## Start Dataset section

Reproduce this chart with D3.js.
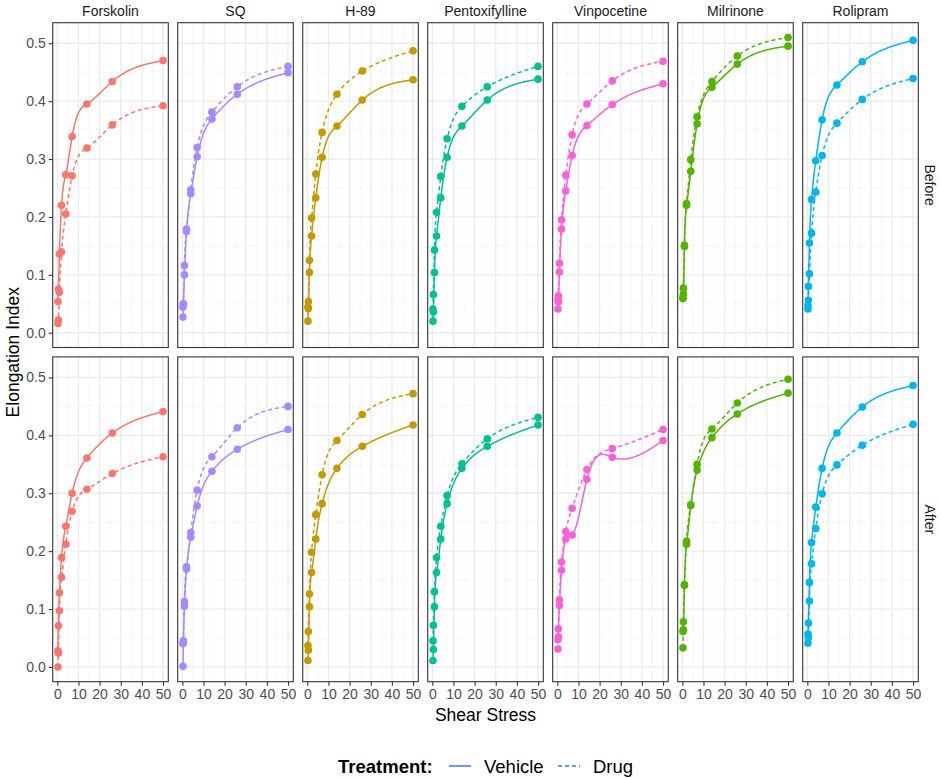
<!DOCTYPE html>
<html>
<head>
<meta charset="utf-8">
<script src="https://cdn.jsdelivr.net/npm/d3@7"></script>
<style>
  body { margin: 0; background: #fff; }
  text { font-family: "Liberation Sans", Arial, sans-serif; }
</style>
</head>
<body>
<div id="chart"></div>
<script>
var shearStress = [0.3, 0.5, 1, 2, 4, 7, 14, 26, 50];
var drugs = ['Forskolin', 'SQ', 'H-89', 'Pentoxifylline', 'Vinpocetine', 'Milrinone', 'Rolipram'];
var phases = ['Before', 'After'];
var treatments = ['Vehicle', 'Drug'];
var drugColors = ['#F8766D', '#A58AFF', '#C49A00', '#00C094', '#FB61D7', '#53B400', '#00B6EB'];
var xTicks = [0, 10, 20, 30, 40, 50];
var yTicks = [0, 0.1, 0.2, 0.3, 0.4, 0.5];

// one row per drug, same order as drugs
var vehicleBefore = [
  [0.054, 0.075, 0.136, 0.220, 0.273, 0.339, 0.395, 0.434, 0.470],
  [0.027, 0.049, 0.100, 0.175, 0.240, 0.304, 0.369, 0.412, 0.449],
  [0.020, 0.042, 0.104, 0.167, 0.233, 0.303, 0.357, 0.402, 0.437],
  [0.020, 0.036, 0.104, 0.167, 0.233, 0.303, 0.357, 0.402, 0.438],
  [0.041, 0.053, 0.105, 0.179, 0.245, 0.306, 0.358, 0.394, 0.430],
  [0.059, 0.067, 0.149, 0.220, 0.279, 0.361, 0.424, 0.464, 0.495],
  [0.047, 0.080, 0.155, 0.230, 0.297, 0.368, 0.428, 0.468, 0.505]
];
var drugBefore = [
  [0.016, 0.022, 0.070, 0.140, 0.205, 0.271, 0.319, 0.359, 0.392],
  [0.044, 0.050, 0.116, 0.179, 0.247, 0.320, 0.381, 0.425, 0.460],
  [0.045, 0.054, 0.125, 0.198, 0.274, 0.346, 0.412, 0.452, 0.487],
  [0.041, 0.066, 0.143, 0.208, 0.270, 0.335, 0.391, 0.425, 0.460],
  [0.058, 0.064, 0.120, 0.195, 0.272, 0.342, 0.395, 0.435, 0.469],
  [0.061, 0.077, 0.151, 0.223, 0.299, 0.373, 0.434, 0.478, 0.510],
  [0.041, 0.056, 0.102, 0.172, 0.243, 0.306, 0.362, 0.403, 0.439]
];
var vehicleAfter = [
  [0.028, 0.071, 0.128, 0.189, 0.243, 0.300, 0.361, 0.404, 0.441],
  [0.001, 0.042, 0.105, 0.169, 0.224, 0.278, 0.338, 0.376, 0.410],
  [0.011, 0.029, 0.104, 0.163, 0.221, 0.282, 0.343, 0.381, 0.418],
  [0.011, 0.030, 0.104, 0.163, 0.221, 0.282, 0.343, 0.381, 0.418],
  [0.047, 0.066, 0.106, 0.167, 0.221, 0.228, 0.324, 0.362, 0.391],
  [0.061, 0.064, 0.141, 0.212, 0.279, 0.340, 0.396, 0.437, 0.473],
  [0.057, 0.076, 0.146, 0.215, 0.276, 0.343, 0.404, 0.449, 0.486]
];
var drugAfter = [
  [0.000, 0.024, 0.097, 0.155, 0.212, 0.269, 0.307, 0.334, 0.363],
  [0.040, 0.045, 0.113, 0.173, 0.232, 0.305, 0.363, 0.413, 0.450],
  [0.037, 0.061, 0.126, 0.198, 0.263, 0.332, 0.391, 0.436, 0.472],
  [0.045, 0.072, 0.130, 0.189, 0.243, 0.296, 0.351, 0.394, 0.431],
  [0.031, 0.052, 0.116, 0.181, 0.234, 0.274, 0.341, 0.377, 0.410],
  [0.033, 0.078, 0.142, 0.217, 0.280, 0.350, 0.411, 0.456, 0.497],
  [0.041, 0.051, 0.114, 0.178, 0.239, 0.299, 0.349, 0.383, 0.419]
];
var seriesTable = {
  Before: {Vehicle: vehicleBefore, Drug: drugBefore},
  After: {Vehicle: vehicleAfter, Drug: drugAfter}
};

var panelLeft = 52.7, panelTop = 22.7, pw = 115.6, ph = 324.8, gap = 9.4;

var x = d3.scaleLinear()
  .domain([0.3 - 49.7 * 0.05, 50 + 49.7 * 0.05])
  .range([0, pw]);
var y = d3.scaleLinear()
  .domain([-0.0255, 0.5355])
  .range([ph, 0]);

// natural cubic spline through the points, evaluated along x
function spline(xs, ys){
  var n = xs.length, h = [], m = new Array(n).fill(0);
  for (var i = 0; i < n - 1; i++) h.push(xs[i+1] - xs[i]);
  var a = [], b = [], c = [], r = [];
  for (var i = 1; i < n - 1; i++){
    a.push(h[i-1]); b.push(2 * (h[i-1] + h[i])); c.push(h[i]);
    r.push(6 * ((ys[i+1] - ys[i]) / h[i] - (ys[i] - ys[i-1]) / h[i-1]));
  }
  var k = r.length;
  for (var i = 1; i < k; i++){
    var w = a[i] / b[i-1];
    b[i] -= w * c[i-1]; r[i] -= w * r[i-1];
  }
  var sol = new Array(k);
  sol[k-1] = r[k-1] / b[k-1];
  for (var i = k - 2; i >= 0; i--) sol[i] = (r[i] - c[i] * sol[i+1]) / b[i];
  for (var i = 0; i < k; i++) m[i+1] = sol[i];
  return function(t){
    var j = 0;
    while (j < n - 2 && t > xs[j+1]) j++;
    var hj = h[j], A = (xs[j+1] - t) / hj, B = (t - xs[j]) / hj;
    return A * ys[j] + B * ys[j+1] + ((A*A*A - A) * m[j] + (B*B*B - B) * m[j+1]) * hj * hj / 6;
  };
}

var svg = d3.select('#chart')
  .append('svg')
  .attr('width', 941)
  .attr('height', 778);

var line = d3.line()
  .x(function(d){ return x(d[0]); })
  .y(function(d){ return y(d[1]); });

phases.forEach(function(phase, row){
  drugs.forEach(function(drug, col){
    var g = svg.append('g')
      .attr('transform', 'translate(' + (panelLeft + col * (pw + gap)) + ',' + (panelTop + row * (ph + gap)) + ')');

    // grid
    g.selectAll('line.minx').data([5, 15, 25, 35, 45]).enter().append('line')
      .attr('x1', x).attr('x2', x).attr('y1', 0).attr('y2', ph)
      .attr('stroke', '#f2f2f2').attr('stroke-width', 0.7);
    g.selectAll('line.miny').data([0.05, 0.15, 0.25, 0.35, 0.45]).enter().append('line')
      .attr('y1', y).attr('y2', y).attr('x1', 0).attr('x2', pw)
      .attr('stroke', '#f2f2f2').attr('stroke-width', 0.7);
    g.selectAll('line.majx').data(xTicks).enter().append('line')
      .attr('x1', x).attr('x2', x).attr('y1', 0).attr('y2', ph)
      .attr('stroke', '#ebebeb').attr('stroke-width', 1.3);
    g.selectAll('line.majy').data(yTicks).enter().append('line')
      .attr('y1', y).attr('y2', y).attr('x1', 0).attr('x2', pw)
      .attr('stroke', '#ebebeb').attr('stroke-width', 1.3);

    treatments.forEach(function(tr){
      var vals = seriesTable[phase][tr][col];
      var f = spline(shearStress, vals);
      var pts = d3.range(0, 401).map(function(i){
        var t = 0.3 + (50 - 0.3) * i / 400;
        return [t, f(t)];
      });
      shearStress.forEach(function(s, i){ pts.push([s, vals[i]]); });
      pts.sort(function(p, q){ return p[0] - q[0]; });
      g.append('path')
        .attr('d', line(pts))
        .attr('fill', 'none')
        .attr('stroke', drugColors[col])
        .attr('stroke-width', 1.5)
        .attr('stroke-dasharray', tr === 'Drug' ? '4,3' : null);
      g.selectAll('circle.' + tr).data(vals).enter().append('circle')
        .attr('cx', function(d, i){ return x(shearStress[i]); })
        .attr('cy', function(d){ return y(d); })
        .attr('r', 3.8)
        .attr('fill', drugColors[col]);
    });

    g.append('rect')
      .attr('width', pw).attr('height', ph)
      .attr('fill', 'none').attr('stroke', '#333333').attr('stroke-width', 1.1);

    if (row === 0) {
      g.append('text')
        .attr('x', pw / 2).attr('y', -7)
        .attr('text-anchor', 'middle')
        .attr('font-size', 14).attr('fill', '#1a1a1a')
        .text(drug);
    }
    if (col === drugs.length - 1) {
      g.append('text')
        .attr('transform', 'translate(' + (pw + 7) + ',' + (ph / 2) + ') rotate(90)')
        .attr('text-anchor', 'middle')
        .attr('font-size', 14).attr('fill', '#1a1a1a')
        .text(phase);
    }
    if (col === 0) {
      var ya = g.append('g').call(d3.axisLeft(y).tickValues(yTicks).tickFormat(d3.format('.1f')).tickSize(4).tickSizeOuter(0));
      ya.select('.domain').remove();
      ya.selectAll('line').attr('stroke', '#333333').attr('stroke-width', 1.1);
      ya.selectAll('text').attr('font-size', 14).attr('fill', '#4d4d4d')
        .attr('font-family', '"Liberation Sans", Arial, sans-serif').attr('x', -7);
    }
    if (row === 1) {
      var xa = g.append('g').attr('transform', 'translate(0,' + ph + ')')
        .call(d3.axisBottom(x).tickValues(xTicks).tickSize(4).tickSizeOuter(0));
      xa.select('.domain').remove();
      xa.selectAll('line').attr('stroke', '#333333').attr('stroke-width', 1.1);
      xa.selectAll('text').attr('font-size', 14).attr('fill', '#4d4d4d')
        .attr('font-family', '"Liberation Sans", Arial, sans-serif').attr('y', 7);
    }
  });
});

var gridRight = panelLeft + drugs.length * (pw + gap) - gap;

svg.append('text')
  .attr('transform', 'translate(19,' + (panelTop + ph + gap / 2) + ') rotate(-90)')
  .attr('text-anchor', 'middle')
  .attr('font-size', 17.5).attr('fill', '#000')
  .text('Elongation Index');

svg.append('text')
  .attr('x', (panelLeft + gridRight) / 2).attr('y', 721)
  .attr('text-anchor', 'middle')
  .attr('font-size', 17.5).attr('fill', '#000')
  .text('Shear Stress');

// legend
var lg = svg.append('g').attr('transform', 'translate(338,766)');
lg.append('text').attr('x', 0).attr('y', 6.5)
  .attr('font-size', 18.5).attr('font-weight', 'bold').attr('fill', '#000')
  .text('Treatment:');
var legendItems = [
  {label: 'Vehicle', dash: null, lx: 111, tx: 146},
  {label: 'Drug', dash: '4,3', lx: 220, tx: 255}
];
legendItems.forEach(function(d){
  lg.append('line')
    .attr('x1', d.lx).attr('x2', d.lx + 22).attr('y1', 0).attr('y2', 0)
    .attr('stroke', '#4372f0').attr('stroke-width', 1.5)
    .attr('stroke-dasharray', d.dash);
  lg.append('text').attr('x', d.tx).attr('y', 6.5)
    .attr('font-size', 18.5).attr('fill', '#000')
    .text(d.label);
});
</script>
</body>
</html>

## End Dataset section

Skip the pictures and restate exactly the lines from the beginning of the listing to the line with "var yTicks = [0, 0.1, 0.2, 0.3, 0.4, 0.5];", that line included.

Reproduce this chart with D3.js.
<!DOCTYPE html>
<html>
<head>
<meta charset="utf-8">
<script src="https://cdn.jsdelivr.net/npm/d3@7"></script>
<style>
  body { margin: 0; background: #fff; }
  text { font-family: "Liberation Sans", Arial, sans-serif; }
</style>
</head>
<body>
<div id="chart"></div>
<script>
var shearStress = [0.3, 0.5, 1, 2, 4, 7, 14, 26, 50];
var drugs = ['Forskolin', 'SQ', 'H-89', 'Pentoxifylline', 'Vinpocetine', 'Milrinone', 'Rolipram'];
var phases = ['Before', 'After'];
var treatments = ['Vehicle', 'Drug'];
var drugColors = ['#F8766D', '#A58AFF', '#C49A00', '#00C094', '#FB61D7', '#53B400', '#00B6EB'];
var xTicks = [0, 10, 20, 30, 40, 50];
var yTicks = [0, 0.1, 0.2, 0.3, 0.4, 0.5];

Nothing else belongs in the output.